▶ EXERCISE PROMPT:
Filter this material down to the lines that hold "matplotlib", copying each one.

▶ DATA LINES:
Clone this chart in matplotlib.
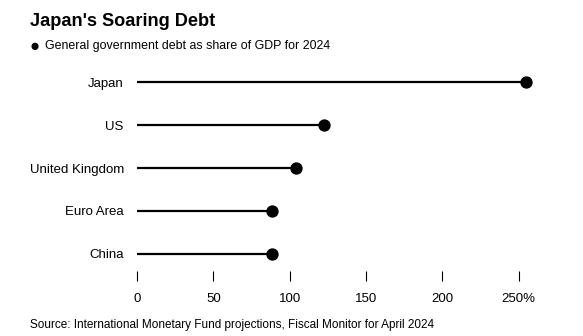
import matplotlib.pyplot as plt

plt.rcParams['font.family'] = ['Liberation Sans', 'DejaVu Sans']

# general government debt, % of GDP, 2024
countries = ["Japan", "US", "United Kingdom", "Euro Area", "China"]
debt = [254.6, 122.6, 104.3, 88.5, 88.5]
xticks = [0, 50, 100, 150, 200, 250]
xlabels = ["0", "50", "100", "150", "200", "250%"]

W, H = 583, 336
fig = plt.figure(figsize=(W / 100, H / 100), dpi=100)
ax = fig.add_axes([137 / W, 1 - 271 / H, (534 - 137) / W, (271 - 65) / H])

ypos = list(range(len(countries)))[::-1]
for y, v in zip(ypos, debt):
    ax.plot([0, v], [y, y], color="black", lw=1.6, solid_capstyle="butt", zorder=2)
ax.scatter(debt, ypos, s=62, color="black", zorder=3)

ax.set_xlim(0, 260)
ax.set_ylim(-0.4, 4.4)
ax.set_yticks(ypos)
ax.set_yticklabels(countries, fontsize=9.5)
ax.set_xticks(xticks)
ax.set_xticklabels(xlabels, fontsize=9.5)
ax.tick_params(axis="y", length=0, pad=9.5)
ax.tick_params(axis="x", direction="out", length=7, width=0.8, pad=9)
for s in ax.spines.values():
    s.set_visible(False)

fig.text(30 / W, 1 - 22 / H, "Japan's Soaring Debt", fontsize=13.1, fontweight="bold",
         va="center", ha="left")
fig.text(30 / W, 1 - 46 / H, "\u25CF", fontsize=12, va="center", ha="left")
fig.text(45 / W, 1 - 46 / H, "General government debt as share of GDP for 2024",
         fontsize=8.9, va="center", ha="left")
fig.text(30 / W, 1 - 325 / H,
         "Source: International Monetary Fund projections, Fiscal Monitor for April 2024",
         fontsize=8.5, va="center", ha="left")

fig.savefig("out.png", dpi=100)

▶ FINAL ANSWER:
Clone this chart in matplotlib.
import matplotlib.pyplot as plt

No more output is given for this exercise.